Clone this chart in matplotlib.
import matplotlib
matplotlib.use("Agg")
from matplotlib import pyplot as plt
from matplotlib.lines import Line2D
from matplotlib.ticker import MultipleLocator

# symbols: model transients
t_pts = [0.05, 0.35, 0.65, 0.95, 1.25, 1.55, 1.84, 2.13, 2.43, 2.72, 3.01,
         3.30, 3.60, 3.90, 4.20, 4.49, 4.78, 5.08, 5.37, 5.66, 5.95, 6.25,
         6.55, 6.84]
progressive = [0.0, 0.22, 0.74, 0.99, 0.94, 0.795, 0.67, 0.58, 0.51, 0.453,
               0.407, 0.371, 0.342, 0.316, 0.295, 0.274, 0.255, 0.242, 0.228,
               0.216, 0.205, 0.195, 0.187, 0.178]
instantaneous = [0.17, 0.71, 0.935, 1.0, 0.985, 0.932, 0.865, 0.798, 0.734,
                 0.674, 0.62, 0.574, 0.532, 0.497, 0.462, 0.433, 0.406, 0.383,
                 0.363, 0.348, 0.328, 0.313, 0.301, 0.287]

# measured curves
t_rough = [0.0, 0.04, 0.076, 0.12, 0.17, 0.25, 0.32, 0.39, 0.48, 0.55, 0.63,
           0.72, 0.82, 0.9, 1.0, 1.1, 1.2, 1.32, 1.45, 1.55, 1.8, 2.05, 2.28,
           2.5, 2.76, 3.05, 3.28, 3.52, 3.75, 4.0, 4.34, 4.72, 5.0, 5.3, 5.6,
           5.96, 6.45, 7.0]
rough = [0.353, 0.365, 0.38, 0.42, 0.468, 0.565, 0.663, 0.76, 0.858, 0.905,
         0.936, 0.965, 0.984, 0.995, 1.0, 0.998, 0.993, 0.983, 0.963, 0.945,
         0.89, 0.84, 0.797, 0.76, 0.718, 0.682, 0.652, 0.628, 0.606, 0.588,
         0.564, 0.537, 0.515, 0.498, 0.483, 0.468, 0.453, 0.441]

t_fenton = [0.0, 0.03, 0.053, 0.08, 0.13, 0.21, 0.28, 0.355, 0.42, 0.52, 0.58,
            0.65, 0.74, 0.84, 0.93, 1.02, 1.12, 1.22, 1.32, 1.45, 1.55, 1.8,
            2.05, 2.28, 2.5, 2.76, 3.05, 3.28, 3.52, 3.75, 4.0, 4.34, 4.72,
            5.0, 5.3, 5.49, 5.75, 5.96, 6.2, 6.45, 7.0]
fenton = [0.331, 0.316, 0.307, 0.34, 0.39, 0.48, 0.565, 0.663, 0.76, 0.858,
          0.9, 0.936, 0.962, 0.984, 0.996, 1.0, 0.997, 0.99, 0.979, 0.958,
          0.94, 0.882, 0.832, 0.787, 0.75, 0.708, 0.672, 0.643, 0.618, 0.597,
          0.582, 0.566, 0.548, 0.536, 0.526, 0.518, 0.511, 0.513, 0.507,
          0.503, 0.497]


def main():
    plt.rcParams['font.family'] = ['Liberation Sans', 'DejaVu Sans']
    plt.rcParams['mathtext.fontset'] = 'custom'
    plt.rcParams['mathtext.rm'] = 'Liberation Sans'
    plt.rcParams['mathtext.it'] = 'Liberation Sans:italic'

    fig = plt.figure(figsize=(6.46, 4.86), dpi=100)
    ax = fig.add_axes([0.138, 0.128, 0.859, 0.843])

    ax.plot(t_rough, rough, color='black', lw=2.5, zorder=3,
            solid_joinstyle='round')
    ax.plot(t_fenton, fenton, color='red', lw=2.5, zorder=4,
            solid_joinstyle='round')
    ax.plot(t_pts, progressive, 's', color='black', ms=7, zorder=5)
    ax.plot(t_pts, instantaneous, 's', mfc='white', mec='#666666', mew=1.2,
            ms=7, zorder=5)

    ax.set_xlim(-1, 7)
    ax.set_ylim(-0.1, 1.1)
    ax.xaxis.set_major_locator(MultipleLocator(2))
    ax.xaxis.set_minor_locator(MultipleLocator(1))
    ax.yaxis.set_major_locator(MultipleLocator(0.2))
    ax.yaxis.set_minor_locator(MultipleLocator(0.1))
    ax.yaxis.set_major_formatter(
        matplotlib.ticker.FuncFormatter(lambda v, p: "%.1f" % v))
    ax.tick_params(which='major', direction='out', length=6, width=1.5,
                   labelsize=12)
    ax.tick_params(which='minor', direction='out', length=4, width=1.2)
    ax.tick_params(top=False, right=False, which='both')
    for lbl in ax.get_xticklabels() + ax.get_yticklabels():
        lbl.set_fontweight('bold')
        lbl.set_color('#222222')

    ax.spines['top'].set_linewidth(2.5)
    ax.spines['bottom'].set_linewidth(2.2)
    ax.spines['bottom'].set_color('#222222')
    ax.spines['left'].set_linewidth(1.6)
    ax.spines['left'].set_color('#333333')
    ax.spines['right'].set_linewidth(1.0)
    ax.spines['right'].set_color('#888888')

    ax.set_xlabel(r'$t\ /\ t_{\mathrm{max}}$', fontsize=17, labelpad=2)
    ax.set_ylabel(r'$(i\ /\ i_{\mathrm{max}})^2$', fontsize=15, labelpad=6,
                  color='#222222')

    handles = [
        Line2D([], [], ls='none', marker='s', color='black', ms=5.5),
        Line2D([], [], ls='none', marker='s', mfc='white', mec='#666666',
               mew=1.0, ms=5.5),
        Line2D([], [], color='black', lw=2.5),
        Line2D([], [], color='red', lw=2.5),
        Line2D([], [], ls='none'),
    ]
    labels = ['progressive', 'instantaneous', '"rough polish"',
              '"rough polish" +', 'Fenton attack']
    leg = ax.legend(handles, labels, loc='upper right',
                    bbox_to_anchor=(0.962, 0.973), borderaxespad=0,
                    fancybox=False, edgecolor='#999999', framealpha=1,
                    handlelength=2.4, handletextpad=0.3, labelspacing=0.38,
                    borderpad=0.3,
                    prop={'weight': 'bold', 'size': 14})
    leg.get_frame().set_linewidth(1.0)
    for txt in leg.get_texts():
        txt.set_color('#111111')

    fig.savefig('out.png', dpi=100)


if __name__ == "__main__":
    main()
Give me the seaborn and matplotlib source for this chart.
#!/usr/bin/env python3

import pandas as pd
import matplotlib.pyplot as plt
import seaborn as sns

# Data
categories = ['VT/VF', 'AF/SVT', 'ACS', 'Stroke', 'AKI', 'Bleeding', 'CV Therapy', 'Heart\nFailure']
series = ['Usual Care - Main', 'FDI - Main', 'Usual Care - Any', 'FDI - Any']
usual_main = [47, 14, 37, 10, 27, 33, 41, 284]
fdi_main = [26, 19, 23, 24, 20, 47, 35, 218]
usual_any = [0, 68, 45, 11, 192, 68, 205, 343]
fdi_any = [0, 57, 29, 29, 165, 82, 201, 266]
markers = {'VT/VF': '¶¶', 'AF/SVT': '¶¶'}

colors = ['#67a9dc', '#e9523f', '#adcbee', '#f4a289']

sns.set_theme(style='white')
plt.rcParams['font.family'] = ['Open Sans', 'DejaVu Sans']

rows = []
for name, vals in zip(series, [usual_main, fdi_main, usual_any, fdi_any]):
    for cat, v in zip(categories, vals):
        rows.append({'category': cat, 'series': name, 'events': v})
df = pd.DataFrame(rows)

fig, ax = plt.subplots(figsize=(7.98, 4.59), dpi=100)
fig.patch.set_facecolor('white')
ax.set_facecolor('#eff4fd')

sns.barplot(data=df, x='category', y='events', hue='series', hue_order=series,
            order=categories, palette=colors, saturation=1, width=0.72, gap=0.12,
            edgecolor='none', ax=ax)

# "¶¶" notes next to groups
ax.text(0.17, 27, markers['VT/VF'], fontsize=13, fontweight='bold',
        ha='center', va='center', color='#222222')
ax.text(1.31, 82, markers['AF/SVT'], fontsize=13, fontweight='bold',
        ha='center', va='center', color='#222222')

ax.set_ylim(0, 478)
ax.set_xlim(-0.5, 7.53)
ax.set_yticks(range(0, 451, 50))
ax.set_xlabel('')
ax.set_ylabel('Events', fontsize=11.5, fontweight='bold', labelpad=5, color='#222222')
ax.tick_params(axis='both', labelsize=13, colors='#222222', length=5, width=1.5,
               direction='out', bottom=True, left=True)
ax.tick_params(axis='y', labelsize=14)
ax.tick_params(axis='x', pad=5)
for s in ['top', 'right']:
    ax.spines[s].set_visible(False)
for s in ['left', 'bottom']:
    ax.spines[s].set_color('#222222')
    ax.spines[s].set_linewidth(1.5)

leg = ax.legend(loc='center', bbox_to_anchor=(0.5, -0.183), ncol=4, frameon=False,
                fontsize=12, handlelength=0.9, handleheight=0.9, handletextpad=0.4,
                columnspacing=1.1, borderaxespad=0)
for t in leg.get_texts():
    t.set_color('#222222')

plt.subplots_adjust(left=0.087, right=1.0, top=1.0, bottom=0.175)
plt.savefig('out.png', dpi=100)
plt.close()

● ● ● ● ●

• [INSTRUCTION]: Restate word for word only the lines running from the beginning of the data to the line holding "0.363, 0.348, 0.328, 0.313, 0.301, 0.287]", both included.

• [RESPONSE TO THE TASK]:
Clone this chart in matplotlib.
import matplotlib
matplotlib.use("Agg")
from matplotlib import pyplot as plt
from matplotlib.lines import Line2D
from matplotlib.ticker import MultipleLocator

# symbols: model transients
t_pts = [0.05, 0.35, 0.65, 0.95, 1.25, 1.55, 1.84, 2.13, 2.43, 2.72, 3.01,
         3.30, 3.60, 3.90, 4.20, 4.49, 4.78, 5.08, 5.37, 5.66, 5.95, 6.25,
         6.55, 6.84]
progressive = [0.0, 0.22, 0.74, 0.99, 0.94, 0.795, 0.67, 0.58, 0.51, 0.453,
               0.407, 0.371, 0.342, 0.316, 0.295, 0.274, 0.255, 0.242, 0.228,
               0.216, 0.205, 0.195, 0.187, 0.178]
instantaneous = [0.17, 0.71, 0.935, 1.0, 0.985, 0.932, 0.865, 0.798, 0.734,
                 0.674, 0.62, 0.574, 0.532, 0.497, 0.462, 0.433, 0.406, 0.383,
                 0.363, 0.348, 0.328, 0.313, 0.301, 0.287]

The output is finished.